It kind of goes without saying, but you should probably bring your expert to a dispute if there is going to be a battle of the experts. One contractor recently learned this lesson to the tune of $65,000.
In Appeal of BES Construction, LLC, ASBCA 60608 (Oct. 23, 2019), the contracting officer awarded the contractor approximately $135,000 in delay damages for a 172 days in compensable delays on a renovation project on a base in South Carolina. The contractor appealed the decision, seeking approximately $609,000 in delay damages. On appeal, the government presented expert testimony establishing that the contractor was only entitled to 25 days of delay damages or approximately $69,000. Inexplicably, the contractor did not present any expert testimony and relied solely on the opinion of the owner of the company.
Rejecting the contractor’s claim on appeal, the Board reasoned:
[T]o prevail on its claims for additional costs allegedly incurred because of the late completion of a fixed-price government construction contract, the contractor must show that the government’s actions affected activities on the critical path, and where the delays of the government and the contractor are concurrent, the contractor must establish its delay apart from that attributable to the government. BES points to no such critical path analysis of its own, even though it concedes that “[t]he project encountered delays that are arguably attributable to both BES and the government”. And although BES relies heavily on the contracting officer’s decision to justify an award, our review is de novo, and the contracting officer’s award is not a floor, because once an action is brought following a contracting officer’s decision, the parties start before the Board with a clean slate. Nevertheless, we view the opinion of the government’s expert as a concession by the government that BES is owed $69,483.88 in delay costs.
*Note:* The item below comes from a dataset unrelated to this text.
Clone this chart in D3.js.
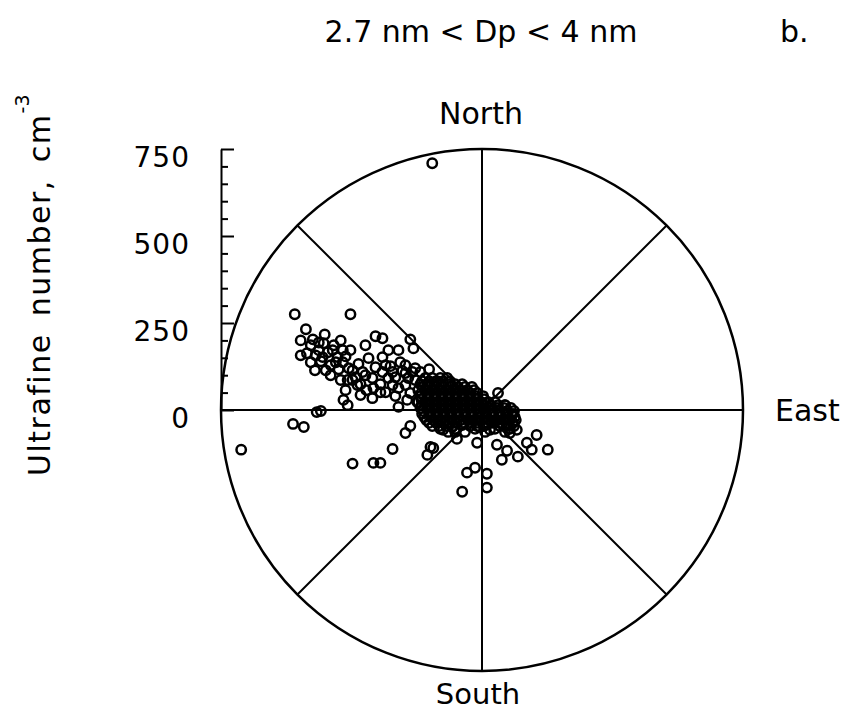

Ultimately, the Board viewed this case as involving “particular and perhaps unusual circumstances” and credited the expert testimony of the government’s witness–the only scheduling expert witness in the case..
So what? This case presents two good lessons for contractors. First, if you find that the contracting officer’s decision appears to be well reasoned, you should carefully review every detail of your claim before pursuing an appeal. Remember, in these circumstances the appeal is de novo, which means it is a clean slate on the proof. Second, and more importantly, if you are going to pursue a claim involving delay damages, the burden will ultimately be in your hands to show how the delays affected the critical path, that the delays were not concurrent with contractor-related delays, and that you have an expert to support your claims. In other words, don’t show up to a battle of the experts without an expert.